The past five months have been a whirlwind of adventure. Here´s the 4-1-1
My town of Gualaco was caught in the middle of a power-struggle of two rivaling families in Olancho. It consisted of a hitman and four other accomplices being dragged out of their houses during midday on a Sunday only to be led to their deaths. They were taken into the mountains and shot and then the car was set on fire as the assailants fled the scene. This led to a roadblock of about 20 armed men -none were police- being set up in order to catch the assailants. Upon nightfall, a family was passing through and got scared. Unfortunatly, they decided not to stop and were shot down. All the men (including some young teens) in the car were killed or injured, but the women were left unharmed. At this point around 20 deaths had occurred in a 24-hour period and Peace Corps decided to temporarily remove me and the other two nearby volunteers from site. I had the great luck of being sent up to Trujillo where much of my downtime was spent relaxing in a hammock on the beach. The day before we were to receive word as to whether we could return to site or not, a 20-minute shoot-out occurred in the middle of my town and a few more people died. Obviously Peace Corps said we could not go back yet and continued to monitor the situation. About two weeks later when things had cooled down Peace Corps gave me the option to return to site or have a site change. Given that I had never felt unsafe in my community (aside from some moments when the Coups started), I asked them to give me two weeks where I could return to site and see how I felt. Upon returning, I realized my town had this eeiry ghost town feeling where everyone seemed to be afraid to leave their houses even during daylight hours. After a week I started to get in the groove again and things started to feel better. That night three truck loads of armed men began driving through our community, including in front of my apartment, searching for men to kill who were on their hit lists. After this, I decided it was too much. I asked Peace Corps to change my site rather than wait around for another shoot-out to occur.

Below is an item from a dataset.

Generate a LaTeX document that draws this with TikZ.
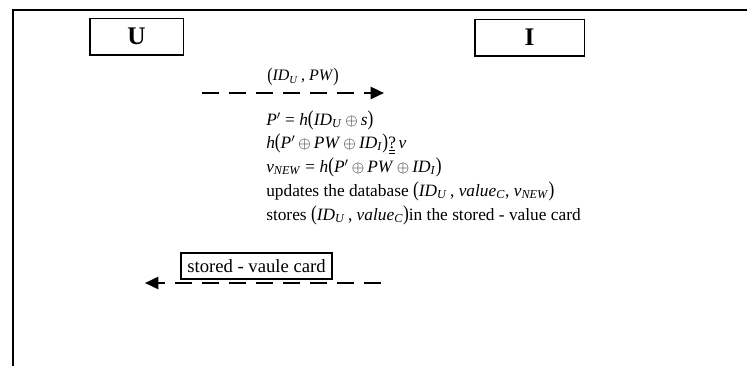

My new town is still located in the department of Olancho, about two and a half hours southeast of Gualaco. Unfortunately, I am no longer located in the mountains. Instead I am in a very hot valley between two mountain chains. Good bye to cool nights and a very nice studio apartment. My town is much smaller and rural than my last site, but still just as dusty. After only a couple days I had a mental breakdown that involved me sobbing to my mother over the phone while she talked me down from the ledge. As of now I have been in my new town for almost two months and the town is slowly growing on me. I am with my fourth, and hopefully my last, host family. They have a really nice house and have been very good to me. My spanish is improving ever so slightly and I am located only 15 minutes from the city of Catacamas meaning I have access to better food and other volunteers. I have a lot of work in my new town as I have been training the older students to help me out with my health charlas in the high school. Also, I am now teaching basketball and volleyball gym classes once or twice a week. This involves lots of yelling, dragging kids to participate in my drills since they can´t understand my broken spanish, and lots and LOTS of sweating. The kids seem to really like it though and have a lot of fun. Considering the only sport played here is soccer it´s a nice change of pace for the kids.
The H12 training class that came in a year before us are no longer volunteers. They have graduated from their services. Many are traveling to different parts of central and south america, many are returning home to the glorious and ever-so-comfortable U.S.A., and a few are remaining in Honduras to continue their service or find local non-Peace Corps work. It´s sad to see them go, but even more sad to know that it will be us next year. This past year has gone by so fast and through the good and bad, I cannot imagine being anywhere else. Good luck to all those who have gone and to the rest of us left.